■ **Objective**
Return only the count of lines in which the word "that" appears.

■ **Data supplied**
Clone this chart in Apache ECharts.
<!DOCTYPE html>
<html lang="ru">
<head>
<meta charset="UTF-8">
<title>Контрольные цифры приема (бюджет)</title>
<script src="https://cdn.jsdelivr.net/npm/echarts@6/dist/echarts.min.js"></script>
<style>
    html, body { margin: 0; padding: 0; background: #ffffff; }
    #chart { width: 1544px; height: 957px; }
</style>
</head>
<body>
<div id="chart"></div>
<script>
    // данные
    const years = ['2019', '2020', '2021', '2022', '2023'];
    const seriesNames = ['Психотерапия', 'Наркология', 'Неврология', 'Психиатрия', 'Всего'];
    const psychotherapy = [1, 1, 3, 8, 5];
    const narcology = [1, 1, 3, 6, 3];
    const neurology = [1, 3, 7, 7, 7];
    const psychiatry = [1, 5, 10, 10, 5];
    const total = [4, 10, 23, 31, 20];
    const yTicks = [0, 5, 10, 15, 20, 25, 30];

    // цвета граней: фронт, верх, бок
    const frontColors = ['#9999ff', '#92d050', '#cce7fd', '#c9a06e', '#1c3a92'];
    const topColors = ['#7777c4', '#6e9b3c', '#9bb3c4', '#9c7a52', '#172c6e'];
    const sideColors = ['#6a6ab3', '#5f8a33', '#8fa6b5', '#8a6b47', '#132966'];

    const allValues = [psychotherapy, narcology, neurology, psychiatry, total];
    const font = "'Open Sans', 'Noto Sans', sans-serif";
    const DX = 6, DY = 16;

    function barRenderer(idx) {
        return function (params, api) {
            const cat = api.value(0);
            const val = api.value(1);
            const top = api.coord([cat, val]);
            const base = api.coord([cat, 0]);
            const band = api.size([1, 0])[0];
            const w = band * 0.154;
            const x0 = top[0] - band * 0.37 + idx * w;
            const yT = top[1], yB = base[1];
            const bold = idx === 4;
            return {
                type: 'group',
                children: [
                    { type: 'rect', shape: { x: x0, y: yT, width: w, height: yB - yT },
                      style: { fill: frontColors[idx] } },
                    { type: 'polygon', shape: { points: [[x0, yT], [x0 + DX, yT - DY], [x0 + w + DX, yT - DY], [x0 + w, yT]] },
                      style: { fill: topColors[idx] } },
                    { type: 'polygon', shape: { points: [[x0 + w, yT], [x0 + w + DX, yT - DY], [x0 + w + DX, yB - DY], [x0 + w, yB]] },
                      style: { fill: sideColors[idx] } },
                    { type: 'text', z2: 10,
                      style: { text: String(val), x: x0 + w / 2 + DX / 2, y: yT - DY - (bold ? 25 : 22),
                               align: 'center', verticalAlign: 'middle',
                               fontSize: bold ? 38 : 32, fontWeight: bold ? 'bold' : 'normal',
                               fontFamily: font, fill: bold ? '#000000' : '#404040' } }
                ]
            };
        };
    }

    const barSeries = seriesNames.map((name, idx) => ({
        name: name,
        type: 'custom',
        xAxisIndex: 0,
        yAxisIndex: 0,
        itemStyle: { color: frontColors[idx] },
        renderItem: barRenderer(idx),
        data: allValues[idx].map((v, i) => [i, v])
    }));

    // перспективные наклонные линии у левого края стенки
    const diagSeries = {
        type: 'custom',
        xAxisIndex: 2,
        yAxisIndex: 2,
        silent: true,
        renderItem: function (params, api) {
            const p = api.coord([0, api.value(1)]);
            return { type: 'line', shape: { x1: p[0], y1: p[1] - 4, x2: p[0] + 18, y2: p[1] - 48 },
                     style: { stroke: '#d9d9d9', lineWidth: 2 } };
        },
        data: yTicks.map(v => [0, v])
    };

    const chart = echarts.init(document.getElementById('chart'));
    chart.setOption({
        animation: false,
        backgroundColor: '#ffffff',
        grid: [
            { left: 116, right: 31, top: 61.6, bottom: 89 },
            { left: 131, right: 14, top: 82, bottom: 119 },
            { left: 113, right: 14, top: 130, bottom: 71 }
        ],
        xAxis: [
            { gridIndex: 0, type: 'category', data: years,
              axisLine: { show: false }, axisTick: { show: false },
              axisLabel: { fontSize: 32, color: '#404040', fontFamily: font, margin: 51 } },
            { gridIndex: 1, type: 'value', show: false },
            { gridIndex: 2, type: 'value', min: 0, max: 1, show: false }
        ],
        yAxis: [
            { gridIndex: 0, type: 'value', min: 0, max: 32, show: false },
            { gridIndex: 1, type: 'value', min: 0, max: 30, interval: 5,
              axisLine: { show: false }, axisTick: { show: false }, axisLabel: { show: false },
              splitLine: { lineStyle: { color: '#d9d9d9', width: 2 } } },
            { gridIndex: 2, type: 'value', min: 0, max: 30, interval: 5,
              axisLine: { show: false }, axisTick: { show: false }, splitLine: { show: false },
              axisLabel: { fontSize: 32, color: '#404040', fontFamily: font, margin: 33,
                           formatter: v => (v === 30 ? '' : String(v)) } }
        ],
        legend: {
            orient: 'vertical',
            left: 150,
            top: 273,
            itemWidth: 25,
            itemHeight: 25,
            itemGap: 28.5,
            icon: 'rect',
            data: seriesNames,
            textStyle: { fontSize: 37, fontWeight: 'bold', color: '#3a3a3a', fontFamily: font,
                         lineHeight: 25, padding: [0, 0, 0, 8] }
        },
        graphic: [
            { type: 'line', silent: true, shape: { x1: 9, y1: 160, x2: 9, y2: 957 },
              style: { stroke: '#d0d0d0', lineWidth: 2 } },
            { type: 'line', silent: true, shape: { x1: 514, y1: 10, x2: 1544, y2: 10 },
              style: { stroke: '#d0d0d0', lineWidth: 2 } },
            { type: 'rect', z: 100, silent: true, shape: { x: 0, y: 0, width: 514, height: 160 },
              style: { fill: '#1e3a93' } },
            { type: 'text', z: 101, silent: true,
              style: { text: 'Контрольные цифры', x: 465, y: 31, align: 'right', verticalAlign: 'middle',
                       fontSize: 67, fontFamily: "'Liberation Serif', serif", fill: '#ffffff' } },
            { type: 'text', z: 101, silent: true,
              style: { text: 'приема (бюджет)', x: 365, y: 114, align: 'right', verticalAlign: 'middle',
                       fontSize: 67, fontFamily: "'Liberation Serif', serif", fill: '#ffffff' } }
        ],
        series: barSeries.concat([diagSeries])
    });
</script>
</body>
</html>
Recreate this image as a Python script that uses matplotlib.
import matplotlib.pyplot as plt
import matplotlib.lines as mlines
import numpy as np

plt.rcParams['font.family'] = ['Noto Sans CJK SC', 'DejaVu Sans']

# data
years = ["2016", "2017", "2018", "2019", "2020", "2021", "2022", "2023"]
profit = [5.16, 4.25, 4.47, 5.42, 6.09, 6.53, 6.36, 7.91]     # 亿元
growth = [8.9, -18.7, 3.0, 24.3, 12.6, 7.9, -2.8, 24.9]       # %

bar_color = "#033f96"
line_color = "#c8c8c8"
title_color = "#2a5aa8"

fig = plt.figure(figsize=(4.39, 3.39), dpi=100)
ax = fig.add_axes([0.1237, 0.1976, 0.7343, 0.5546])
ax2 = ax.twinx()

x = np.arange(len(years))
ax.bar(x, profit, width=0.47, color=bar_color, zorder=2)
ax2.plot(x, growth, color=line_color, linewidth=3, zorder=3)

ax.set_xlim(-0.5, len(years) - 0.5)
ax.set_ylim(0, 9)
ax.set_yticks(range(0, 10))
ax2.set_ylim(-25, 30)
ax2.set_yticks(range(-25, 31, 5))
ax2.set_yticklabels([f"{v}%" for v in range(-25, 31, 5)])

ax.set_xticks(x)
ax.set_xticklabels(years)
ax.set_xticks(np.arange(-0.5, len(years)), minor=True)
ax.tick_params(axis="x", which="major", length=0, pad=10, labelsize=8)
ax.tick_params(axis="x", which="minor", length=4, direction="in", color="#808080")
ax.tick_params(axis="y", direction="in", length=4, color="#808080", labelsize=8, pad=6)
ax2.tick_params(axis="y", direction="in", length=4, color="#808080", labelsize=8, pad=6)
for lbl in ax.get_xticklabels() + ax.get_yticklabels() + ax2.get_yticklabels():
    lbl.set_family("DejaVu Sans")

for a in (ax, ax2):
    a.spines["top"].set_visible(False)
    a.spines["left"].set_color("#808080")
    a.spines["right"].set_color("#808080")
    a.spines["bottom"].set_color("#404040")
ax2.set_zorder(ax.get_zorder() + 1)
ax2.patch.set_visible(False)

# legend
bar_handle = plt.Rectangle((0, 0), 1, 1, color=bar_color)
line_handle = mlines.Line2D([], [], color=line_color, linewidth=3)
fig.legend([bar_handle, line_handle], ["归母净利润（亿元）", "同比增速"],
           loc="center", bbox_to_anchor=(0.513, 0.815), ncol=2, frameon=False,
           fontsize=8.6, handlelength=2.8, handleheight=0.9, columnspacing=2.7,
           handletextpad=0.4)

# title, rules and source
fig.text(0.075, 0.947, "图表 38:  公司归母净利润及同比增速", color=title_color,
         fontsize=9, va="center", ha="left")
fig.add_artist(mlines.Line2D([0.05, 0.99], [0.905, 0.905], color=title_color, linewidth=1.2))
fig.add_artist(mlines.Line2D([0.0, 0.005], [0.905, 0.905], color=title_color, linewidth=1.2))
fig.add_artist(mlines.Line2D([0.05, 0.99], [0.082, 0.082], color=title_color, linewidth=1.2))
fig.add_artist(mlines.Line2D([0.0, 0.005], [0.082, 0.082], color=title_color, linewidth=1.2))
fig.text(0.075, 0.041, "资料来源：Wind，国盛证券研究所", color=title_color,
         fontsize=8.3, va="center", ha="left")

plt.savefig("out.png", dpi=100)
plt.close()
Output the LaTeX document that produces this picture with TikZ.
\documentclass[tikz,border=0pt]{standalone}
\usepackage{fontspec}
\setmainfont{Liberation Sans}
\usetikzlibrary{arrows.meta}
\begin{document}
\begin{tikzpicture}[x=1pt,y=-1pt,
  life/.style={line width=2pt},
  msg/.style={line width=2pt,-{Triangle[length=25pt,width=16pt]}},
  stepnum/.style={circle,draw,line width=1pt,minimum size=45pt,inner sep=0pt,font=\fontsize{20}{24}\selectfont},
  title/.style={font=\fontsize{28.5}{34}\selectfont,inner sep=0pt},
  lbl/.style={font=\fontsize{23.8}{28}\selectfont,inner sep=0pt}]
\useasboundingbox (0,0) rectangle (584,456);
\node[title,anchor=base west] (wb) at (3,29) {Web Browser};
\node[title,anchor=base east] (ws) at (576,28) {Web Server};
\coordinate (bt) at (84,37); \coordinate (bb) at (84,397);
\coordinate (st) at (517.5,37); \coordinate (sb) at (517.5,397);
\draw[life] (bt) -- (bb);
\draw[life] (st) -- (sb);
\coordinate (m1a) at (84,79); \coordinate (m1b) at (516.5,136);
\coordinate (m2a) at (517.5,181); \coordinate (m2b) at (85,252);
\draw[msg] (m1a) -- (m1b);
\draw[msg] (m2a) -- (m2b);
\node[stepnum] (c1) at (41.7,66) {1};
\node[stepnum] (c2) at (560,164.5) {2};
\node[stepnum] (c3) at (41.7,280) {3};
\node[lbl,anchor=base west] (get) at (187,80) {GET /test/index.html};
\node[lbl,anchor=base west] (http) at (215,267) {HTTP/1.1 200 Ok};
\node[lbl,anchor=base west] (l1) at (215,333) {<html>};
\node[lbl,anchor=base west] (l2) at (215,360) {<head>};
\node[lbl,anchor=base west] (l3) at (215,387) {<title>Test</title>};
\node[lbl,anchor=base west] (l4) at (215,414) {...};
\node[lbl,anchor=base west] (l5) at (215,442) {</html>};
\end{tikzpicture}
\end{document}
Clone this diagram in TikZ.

■ **Result for this exercise**
2